Wind, geothermal, biomass, landfill gas, incremental hydroelectric and ocean energy projects built in the future qualify for production tax credits on the electricity output under current law if the projects were under construction by December 2013. There is no hard deadline in current law to complete projects that were under construction in time. However, the developer must show he worked continuously on the project after 2013. The IRS has said it will not challenge whether the work was continuous for projects that are completed by the end of 2015. The Camp bill would reverse this IRS decision and require developers of all projects completed after 2013 to show that the projects were under continuous construction.

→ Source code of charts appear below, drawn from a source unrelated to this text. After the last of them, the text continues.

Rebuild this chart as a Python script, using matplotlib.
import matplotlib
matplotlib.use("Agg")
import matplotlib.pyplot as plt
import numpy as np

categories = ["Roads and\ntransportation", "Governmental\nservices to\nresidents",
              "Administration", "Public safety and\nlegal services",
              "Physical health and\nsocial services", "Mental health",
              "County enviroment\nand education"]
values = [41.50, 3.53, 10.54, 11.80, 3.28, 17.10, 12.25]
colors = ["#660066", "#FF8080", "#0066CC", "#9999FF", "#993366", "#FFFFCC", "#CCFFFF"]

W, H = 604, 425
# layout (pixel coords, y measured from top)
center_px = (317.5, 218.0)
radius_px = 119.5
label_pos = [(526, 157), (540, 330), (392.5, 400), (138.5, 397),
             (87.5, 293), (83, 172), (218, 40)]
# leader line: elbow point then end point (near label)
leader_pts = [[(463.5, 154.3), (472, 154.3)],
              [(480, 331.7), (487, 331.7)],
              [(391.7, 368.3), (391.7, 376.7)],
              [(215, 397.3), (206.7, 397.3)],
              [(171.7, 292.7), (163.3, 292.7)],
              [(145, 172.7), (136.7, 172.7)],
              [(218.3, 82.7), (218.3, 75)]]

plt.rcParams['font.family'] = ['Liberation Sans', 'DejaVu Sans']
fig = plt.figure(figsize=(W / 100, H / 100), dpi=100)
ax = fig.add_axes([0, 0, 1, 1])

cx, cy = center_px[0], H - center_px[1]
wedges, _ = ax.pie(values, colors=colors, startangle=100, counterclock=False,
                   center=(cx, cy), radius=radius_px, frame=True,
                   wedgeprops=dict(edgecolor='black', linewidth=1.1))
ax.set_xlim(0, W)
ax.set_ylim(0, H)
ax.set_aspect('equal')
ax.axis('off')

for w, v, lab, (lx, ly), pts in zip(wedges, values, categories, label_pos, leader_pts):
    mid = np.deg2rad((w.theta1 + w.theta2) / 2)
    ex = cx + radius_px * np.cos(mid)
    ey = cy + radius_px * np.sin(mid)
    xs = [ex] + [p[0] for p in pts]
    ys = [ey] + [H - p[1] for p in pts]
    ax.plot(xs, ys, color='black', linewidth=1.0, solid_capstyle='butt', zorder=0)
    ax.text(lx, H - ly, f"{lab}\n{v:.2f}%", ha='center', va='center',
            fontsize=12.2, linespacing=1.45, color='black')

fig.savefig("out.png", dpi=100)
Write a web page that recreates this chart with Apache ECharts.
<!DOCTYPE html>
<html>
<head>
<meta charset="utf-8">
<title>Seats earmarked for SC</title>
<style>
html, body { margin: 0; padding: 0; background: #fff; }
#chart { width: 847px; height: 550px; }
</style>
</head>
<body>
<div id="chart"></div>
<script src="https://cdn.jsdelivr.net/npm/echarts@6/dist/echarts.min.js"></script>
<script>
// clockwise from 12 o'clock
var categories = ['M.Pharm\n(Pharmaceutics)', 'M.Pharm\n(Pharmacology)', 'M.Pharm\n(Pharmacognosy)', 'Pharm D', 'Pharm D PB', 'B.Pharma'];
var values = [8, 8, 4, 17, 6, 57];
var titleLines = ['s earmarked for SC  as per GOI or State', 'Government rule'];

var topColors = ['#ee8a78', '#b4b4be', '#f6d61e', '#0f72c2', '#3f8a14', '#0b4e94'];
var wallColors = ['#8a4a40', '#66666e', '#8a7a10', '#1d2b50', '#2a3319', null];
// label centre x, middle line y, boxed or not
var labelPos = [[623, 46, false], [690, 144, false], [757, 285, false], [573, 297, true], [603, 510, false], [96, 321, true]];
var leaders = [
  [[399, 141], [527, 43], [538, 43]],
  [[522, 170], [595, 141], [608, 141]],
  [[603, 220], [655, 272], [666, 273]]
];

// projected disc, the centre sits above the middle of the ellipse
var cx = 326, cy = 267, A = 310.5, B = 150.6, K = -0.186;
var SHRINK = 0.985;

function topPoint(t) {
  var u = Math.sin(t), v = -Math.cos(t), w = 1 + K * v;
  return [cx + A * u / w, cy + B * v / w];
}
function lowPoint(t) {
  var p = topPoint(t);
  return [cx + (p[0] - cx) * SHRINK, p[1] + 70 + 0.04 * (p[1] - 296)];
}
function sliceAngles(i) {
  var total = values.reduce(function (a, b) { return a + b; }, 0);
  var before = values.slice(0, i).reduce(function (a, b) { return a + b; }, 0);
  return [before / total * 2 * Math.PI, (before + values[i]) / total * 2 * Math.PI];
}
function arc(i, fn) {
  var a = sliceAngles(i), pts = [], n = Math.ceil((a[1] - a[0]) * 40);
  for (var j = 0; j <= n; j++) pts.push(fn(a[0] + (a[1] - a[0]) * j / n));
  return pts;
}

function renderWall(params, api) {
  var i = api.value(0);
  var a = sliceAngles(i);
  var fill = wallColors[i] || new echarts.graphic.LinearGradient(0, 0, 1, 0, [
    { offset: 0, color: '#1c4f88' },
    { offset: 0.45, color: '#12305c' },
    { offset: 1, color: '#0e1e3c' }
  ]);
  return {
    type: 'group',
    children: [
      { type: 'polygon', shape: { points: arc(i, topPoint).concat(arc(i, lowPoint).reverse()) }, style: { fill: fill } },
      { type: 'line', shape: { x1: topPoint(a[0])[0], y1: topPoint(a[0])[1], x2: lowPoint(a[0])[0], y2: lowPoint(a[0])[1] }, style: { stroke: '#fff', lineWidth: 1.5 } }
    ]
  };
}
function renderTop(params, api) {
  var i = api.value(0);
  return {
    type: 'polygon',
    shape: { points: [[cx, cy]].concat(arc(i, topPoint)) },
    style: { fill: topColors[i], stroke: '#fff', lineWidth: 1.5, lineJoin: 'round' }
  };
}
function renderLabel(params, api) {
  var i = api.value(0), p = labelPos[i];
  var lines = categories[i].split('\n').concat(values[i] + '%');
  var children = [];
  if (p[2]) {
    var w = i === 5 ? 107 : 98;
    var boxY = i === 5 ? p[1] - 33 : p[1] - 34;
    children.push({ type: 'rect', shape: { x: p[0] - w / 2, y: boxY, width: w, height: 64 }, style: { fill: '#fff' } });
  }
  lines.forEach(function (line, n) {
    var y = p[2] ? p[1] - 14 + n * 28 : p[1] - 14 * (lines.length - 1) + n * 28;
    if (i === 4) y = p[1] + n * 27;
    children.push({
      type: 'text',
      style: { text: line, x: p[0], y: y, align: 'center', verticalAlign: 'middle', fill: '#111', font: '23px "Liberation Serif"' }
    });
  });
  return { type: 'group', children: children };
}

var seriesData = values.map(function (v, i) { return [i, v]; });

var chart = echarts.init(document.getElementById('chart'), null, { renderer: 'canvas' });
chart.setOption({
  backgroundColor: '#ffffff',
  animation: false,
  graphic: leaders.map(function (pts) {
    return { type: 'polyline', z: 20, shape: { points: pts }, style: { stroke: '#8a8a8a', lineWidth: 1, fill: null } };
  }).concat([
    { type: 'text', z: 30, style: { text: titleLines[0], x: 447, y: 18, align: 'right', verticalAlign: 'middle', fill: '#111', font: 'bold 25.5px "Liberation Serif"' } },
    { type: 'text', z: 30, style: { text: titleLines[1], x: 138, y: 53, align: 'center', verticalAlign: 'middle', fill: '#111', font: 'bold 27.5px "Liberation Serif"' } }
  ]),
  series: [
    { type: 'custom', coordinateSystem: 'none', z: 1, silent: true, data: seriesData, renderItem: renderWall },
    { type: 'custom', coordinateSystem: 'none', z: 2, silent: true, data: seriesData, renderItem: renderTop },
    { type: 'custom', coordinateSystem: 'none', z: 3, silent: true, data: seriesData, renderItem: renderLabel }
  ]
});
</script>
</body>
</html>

The bill would also repeal production tax credits for electricity and refined coal altogether after 2024. The credits normally run 10 years after a facility is completed. The repeal would mean projects completed after 2014 would not qualify for a full 10 years of credits.

The bill would repeal investment tax credits for solar and geothermal projects that are put in service after 2016. Such projects qualify currently for a 30% investment tax credit if completed by December 2016 and a 10% credit after 2016. The 10% credit would be repealed.

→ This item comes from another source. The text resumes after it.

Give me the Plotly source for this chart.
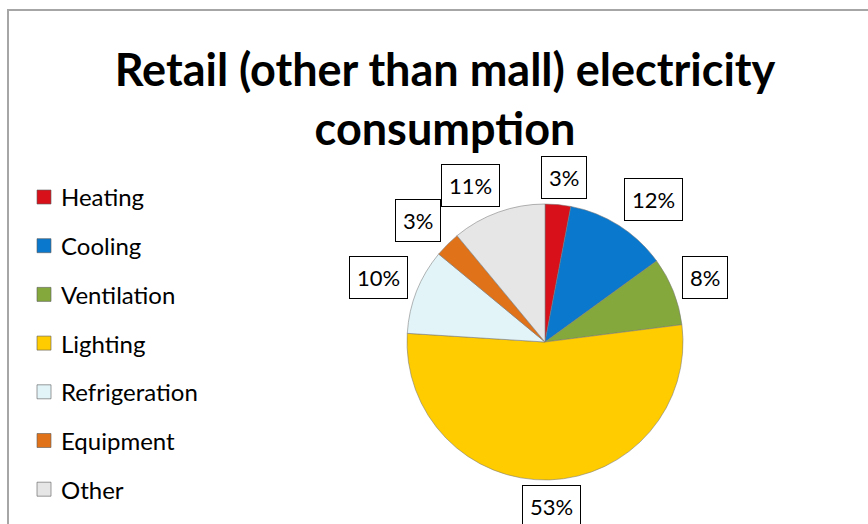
import math
import plotly.graph_objects as go

# Retail (other than mall) electricity consumption by end use, percent
categories = ["Heating", "Cooling", "Ventilation", "Lighting", "Refrigeration", "Equipment", "Other"]
shares = [3, 12, 8, 53, 10, 3, 11]
colors = ["#D8101A", "#0A78CC", "#84A83C", "#FFCC00", "#E2F4F8", "#E0731A", "#E6E6E6"]

W, H = 868, 524
CX, CY, R = 545, 342, 138  # pie centre and radius, pixels


def px(x):
    return x / W


def py(y):
    return 1 - y / H


fig = go.Figure(
    go.Pie(
        labels=categories,
        values=shares,
        sort=False,
        direction="clockwise",
        rotation=0,
        textinfo="none",
        hoverinfo="label+percent",
        showlegend=False,
        marker=dict(colors=colors, line=dict(color="rgba(120,120,120,0.55)", width=1)),
        domain=dict(x=[px(CX - R), px(CX + R)], y=[py(CY + R), py(CY - R)]),
    )
)

# boxed percentage labels just outside each slice, placed on the mid-angle ray
annotations = []
total = sum(shares)
cum = 0
gap = 9
for name, v in zip(categories, shares):
    mid = (cum + v / 2) / total * 2 * math.pi
    cum += v
    s, c = math.sin(mid), math.cos(mid)
    ex, ey = CX + (R + gap) * s, CY - (R + gap) * c
    label = f"{round(v / total * 100)}%"
    bw, bh = 20 + 13 * len(label), 36
    sx = max(-1, min(1, 2.5 * s))
    sy = max(-1, min(1, 1.5 * c))
    bx = ex + sx * bw / 2
    by = ey - sy * bh / 2
    annotations.append(dict(
        x=px(bx), y=py(by), xref="paper", yref="paper",
        text=label, showarrow=False,
        font=dict(family="Lato", size=22, color="#000000"),
        bordercolor="#000000", borderwidth=1, borderpad=7,
        bgcolor="#FFFFFF", xanchor="center", yanchor="middle",
    ))

# legend entries down the left side
shapes = []
LX, LY0, LSTEP, SQ = 37, 197, 48.7, 14
for i, (name, col) in enumerate(zip(categories, colors)):
    yc = LY0 + i * LSTEP
    shapes.append(dict(
        type="rect", xref="paper", yref="paper",
        x0=px(LX), x1=px(LX + SQ), y0=py(yc + SQ / 2), y1=py(yc - SQ / 2),
        fillcolor=col, line=dict(color="rgba(90,90,90,0.6)", width=1),
    ))
    annotations.append(dict(
        x=px(LX + SQ + 8), y=py(yc), xref="paper", yref="paper",
        text=name, showarrow=False, xanchor="left", yanchor="middle",
        font=dict(family="Lato", size=24, color="#000000"),
    ))

# chart frame
shapes.append(dict(
    type="rect", xref="paper", yref="paper",
    x0=px(8), x1=px(W + 10), y0=py(H + 10), y1=py(10),
    line=dict(color="#A6A6A6", width=2), fillcolor="rgba(0,0,0,0)",
))

fig.update_layout(
    width=W, height=H,
    margin=dict(l=0, r=0, t=0, b=0),
    paper_bgcolor="#FFFFFF",
    title=dict(
        text="<b>Retail (other than mall) electricity<br>consumption</b>",
        x=px(445), xanchor="center", y=py(86), yanchor="middle",
        font=dict(family="Lato", size=45, color="#000000"),
    ),
    annotations=annotations,
    shapes=shapes,
)

fig.write_html("out.html")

The bill would also repeal a 30% residential tax credit for homeowners who install solar systems after 2014. The credit had been scheduled to run through 2016. Any such move would provide a stronger incentive than exists currently for homeowners to buy electricity or lease systems from solar rooftop companies that retain ownership of the systems.

The federal government provides tax subsidies currently for renewable energy that are worth at least 56¢ per dollar of capital cost for the typical renewable energy project. Roughly 26¢ of the 56¢ is the value of the tax savings from depreciation. The Camp bill would slow down the depreciation on assets placed in service after 2016. Such assets would have to be depreciated on a straight-line basis over the “class life,” which is 12 years for wind and solar projects and 20 years for gas-fired power plants. The unrecovered basis would be adjusted each year for inflation before applying the depreciation percentage.

Independent power companies must connect their power plants to the utility grid in order to get their electricity to market. The utility pays the cost of the intertie, but requires the independent generator to reimburse it for the cost. The cost reimbursements do not usually have to be reported by the utilities as income based on a position the IRS took starting in 1988 that the cost reimbursements are effectively capital contributions to the utilities, even through they are made by persons who are not shareholders. The Camp bill would require all capital contributions to be reported as income by any corporation or partnership receiving them in the future, unless the capital contribution is made in exchange for shares or a partnership interest. This would make interconnection more expensive since any utility would want to be reimbursed not only for the cost of the intertie, but also for the taxes it would have to pay on the cost reimbursement.

Developers who receive grants of property from local governments as an inducement to build projects would have to pay taxes on the grants.

A number of wind and solar developers have signed so-called prepaid power contracts with utilities. The utilities prepay the developer for a share of the electricity that will be delivered over time. The developer treats the prepayment as an “advance payment.” IRS rules allow the payment to be reported as income over time as the electricity is delivered. The Camp bill would override the IRS regulation that allows for this deferral after 2014. It is not clear whether all remaining deferred payments under existing contracts would have to be reported in 2015.

The bill would slow down tax amortization of amounts spent to put contracts and other intangible assets in place. Such amounts would have to be amortized on a straight-line basis over 20 years rather than 15 years.

Various changes would be made that would make it harder to use REITs, or real estate investment trusts, other than for pure holdings of land and buildings. These are described later in this column in a separate news item about REITs.

The bill would tax master limited partnerships, except for minerals and natural resources businesses, like corporations effective after 2016. There is no provision to “grandfather” existing MLPs.

The Camp bill would repeal the authority for state and local governments to issue “private activity bonds” after 2014. These are bonds that are sold in the tax-exempt bond market, but whose proceeds are used for projects that are owned or leased by private companies or, in some cases, operated by private companies.

State and local pension funds would have to pay taxes on any unrelated business taxable income (like other non-profit entities). An example of unrelated business taxable income is earnings from a partnership that owns a power plant. The change would force state and local pension funds to hold equity positions in such projects through blocker corporations to the extent they do not do so already or to limit their participation in such projects to the role of lenders.

An especially controversial provision in the Camp bill would require large financial institutions with more than $500 billion in total consolidated assets to pay a quarterly excise tax of 0.035% of asset value above $500 billion starting in 2015. The excise tax is expected to raise $86 billion over 10 years. The $500 billion threshold would be indexed to GDP growth. JPMorgan Chase, Bank of America, Citigroup, Wells Fargo, Goldman Sachs, Morgan Stanley, AIG, GE Capital, Prudential Financial and MetLife all have more than $500 billion in assets.